Drivers on main routes and dual carriageways, like the Middle Ring Road, could see 30mph sections changed to 40mph in a bid to speed up commuter traffic.
Roads earmarked for a rise include New John Street, Icknield Street, Watery Lane and Bordesley Middleway – bringing them into line with the remainder of the Middle Ring Road.
But Birmingham Friends of the Earth believes the move could create a barrier to cyclists and pedestrians around the city centre.
Coun James McKay, cabinet member for a green safe and smart city, said: “These proposals have taken a fresh look at speed limits on all our roads, suggesting 20mph for many of them, but also recognising that different roads serve different purposes – it’s common sense that a dual carriageway should be treated differently to a residential cul de sac.
“With regards to specific proposals for specific roads, we’ve put the detailed plans out there, and I look forward to seeing the comments that come back in.”
More controversially James Watt Queensway, the road leading from Lancaster Circus to Matthew Boulton College, will see an increase from 20mph to 30mph – bringing it into line with the rest of Queensway.

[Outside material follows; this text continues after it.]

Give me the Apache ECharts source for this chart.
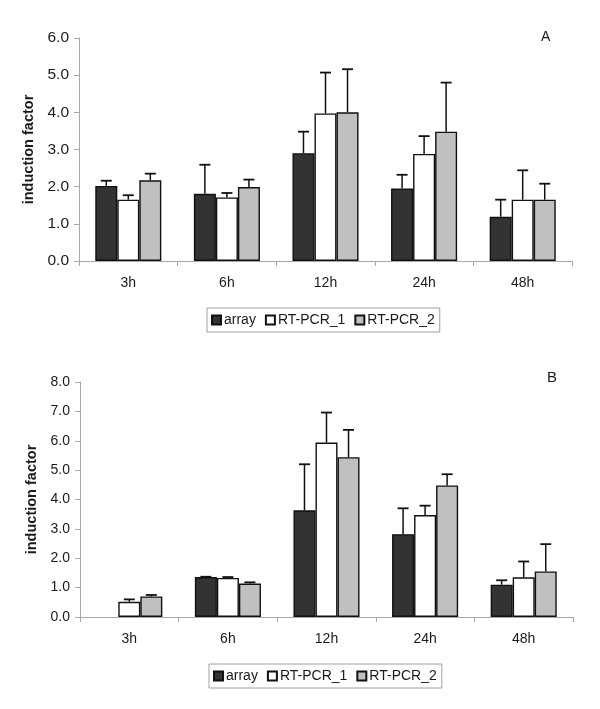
<!DOCTYPE html>
<html><head><meta charset="utf-8">
<script src="https://cdn.jsdelivr.net/npm/echarts@6/dist/echarts.min.js"></script>
<style>html,body{margin:0;padding:0;background:#fff}#c{width:600px;height:709px}</style>
</head><body><div id="c"></div>
<script>
var categories = ['3h', '6h', '12h', '24h', '48h'];
var seriesNames = ['array', 'RT-PCR_1', 'RT-PCR_2'];
// Panel A
var aArray = [2.02, 1.81, 2.90, 1.95, 1.19];
var aArrayErr = [2.16, 2.59, 3.48, 2.32, 1.65];
var aRT1 = [1.65, 1.71, 3.97, 2.88, 1.65];
var aRT1Err = [1.77, 1.83, 5.07, 3.36, 2.44];
var aRT2 = [2.17, 1.99, 4.00, 3.48, 1.65];
var aRT2Err = [2.35, 2.19, 5.16, 4.80, 2.08];
// Panel B
var bArray = [null, 1.36, 3.63, 2.82, 1.10];
var bArrayErr = [null, 1.37, 5.20, 3.70, 1.25];
var bRT1 = [0.52, 1.33, 5.94, 3.47, 1.35];
var bRT1Err = [0.60, 1.36, 6.96, 3.79, 1.89];
var bRT2 = [0.70, 1.14, 5.44, 4.48, 1.55];
var bRT2Err = [0.75, 1.18, 6.37, 4.86, 2.48];

var colors = ['#333333', '#ffffff', '#c0c0c0'];
var font = 'Liberation Sans, Arial, sans-serif';
var txt = '#1a1a1a';

function makeAxes(idx, max, labelSize) {
  return {
    x: {
      type: 'category', gridIndex: idx, data: categories,
      axisLine: {lineStyle: {color: '#a8a8a8', width: 1}},
      axisTick: {show: true, length: 5, lineStyle: {color: '#a8a8a8'}},
      axisLabel: {color: txt, fontSize: 14, fontFamily: font, margin: 15}
    },
    y: {
      type: 'value', gridIndex: idx, min: 0, max: max, interval: 1,
      name: 'induction factor', nameLocation: 'middle', nameGap: 41,
      nameTextStyle: {fontSize: 14.5, fontWeight: 'bold', color: txt, fontFamily: font},
      splitLine: {show: false},
      axisLine: {show: true, lineStyle: {color: '#a8a8a8', width: 1}},
      axisTick: {show: true, length: 5, lineStyle: {color: '#a8a8a8'}},
      axisLabel: {color: txt, fontSize: labelSize, fontFamily: font, margin: 10,
        formatter: function (v) { return v.toFixed(1); }}
    }
  };
}

function barSeries(name, data, k, axisIdx) {
  return {
    type: 'bar', name: name, data: data, xAxisIndex: axisIdx, yAxisIndex: axisIdx,
    barGap: '0%', barCategoryGap: '33%',
    itemStyle: {color: colors[k], borderColor: '#111', borderWidth: 1.4},
    emphasis: {disabled: true}, animation: false
  };
}

function errSeries(vals, errs, k, axisIdx) {
  var d = [];
  for (var i = 0; i < vals.length; i++) {
    if (vals[i] != null && errs[i] != null) d.push([i, vals[i], errs[i]]);
  }
  return {
    type: 'custom', xAxisIndex: axisIdx, yAxisIndex: axisIdx, z: 5, silent: true,
    animation: false, data: d,
    renderItem: function (params, api) {
      var i = api.value(0);
      var base = api.coord([i, api.value(1)]);
      var top = api.coord([i, api.value(2)]);
      var cw = api.size([1, 0])[0];
      var bw = cw * 0.67 / 3;
      var x = base[0] + (k - 1) * bw;
      var cap = 5.5;
      return {
        type: 'group',
        children: [
          {type: 'line', shape: {x1: x, y1: base[1], x2: x, y2: top[1]},
           style: {stroke: '#111', lineWidth: 1.5}},
          {type: 'line', shape: {x1: x - cap, y1: top[1], x2: x + cap, y2: top[1]},
           style: {stroke: '#111', lineWidth: 1.8}}
        ]
      };
    }
  };
}

var axA = makeAxes(0, 6, 15.5), axB = makeAxes(1, 8, 14);
var legendBase = {
  data: seriesNames, orient: 'horizontal', itemWidth: 9, itemHeight: 9, itemGap: 9,
  borderColor: '#a0a0a0', borderWidth: 1, padding: [5, 5, 5, 4],
  textStyle: {fontSize: 14, color: txt, fontFamily: font, padding: [0, 0, 0, -2]},
  icon: 'rect', selectedMode: false
};

var option = {
  animation: false,
  backgroundColor: '#fff',
  grid: [
    {left: 79, right: 28, top: 38, bottom: 448},
    {left: 80, right: 27, top: 382, bottom: 92}
  ],
  xAxis: [axA.x, axB.x],
  yAxis: [axA.y, axB.y],
  legend: [
    Object.assign({}, legendBase, {left: 207, top: 308}),
    Object.assign({}, legendBase, {left: 209, top: 664})
  ],
  graphic: [
    {type: 'text', left: 541, top: 30, style: {text: 'A', font: '14px ' + font, fill: txt}},
    {type: 'text', left: 547, top: 370, style: {text: 'B', font: '15px ' + font, fill: txt}}
  ],
  series: [
    barSeries('array', aArray, 0, 0),
    barSeries('RT-PCR_1', aRT1, 1, 0),
    barSeries('RT-PCR_2', aRT2, 2, 0),
    errSeries(aArray, aArrayErr, 0, 0),
    errSeries(aRT1, aRT1Err, 1, 0),
    errSeries(aRT2, aRT2Err, 2, 0),
    barSeries('array', bArray, 0, 1),
    barSeries('RT-PCR_1', bRT1, 1, 1),
    barSeries('RT-PCR_2', bRT2, 2, 1),
    errSeries(bArray, bArrayErr, 0, 1),
    errSeries(bRT1, bRT1Err, 1, 1),
    errSeries(bRT2, bRT2Err, 2, 1)
  ]
};
var chart = echarts.init(document.getElementById('c'), null, {renderer: 'canvas'});
chart.setOption(option);
</script></body></html>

The road is crossed by students going to and from the Aston University campus.
Birmingham Friends of the Earth spokesman Julien Pritchard said: “Increasing the speed limits on parts of the Middleway and Queensway just for sake of consistency, risks making these roads an even greater physical and psychological barrier for those who need to cross them.
“Sections of these roads run near schools, places of work, shops and places of worship. These proposals could make these roads more daunting and dangerous to cross for people looking to get to these locations, or for people looking to get into the city centre on foot or by bike.
“At a time when the city council is looking to introduce 20mph limits on residential roads, they appear to be going in the opposite direction with a less people-centred approach along our ring roads.”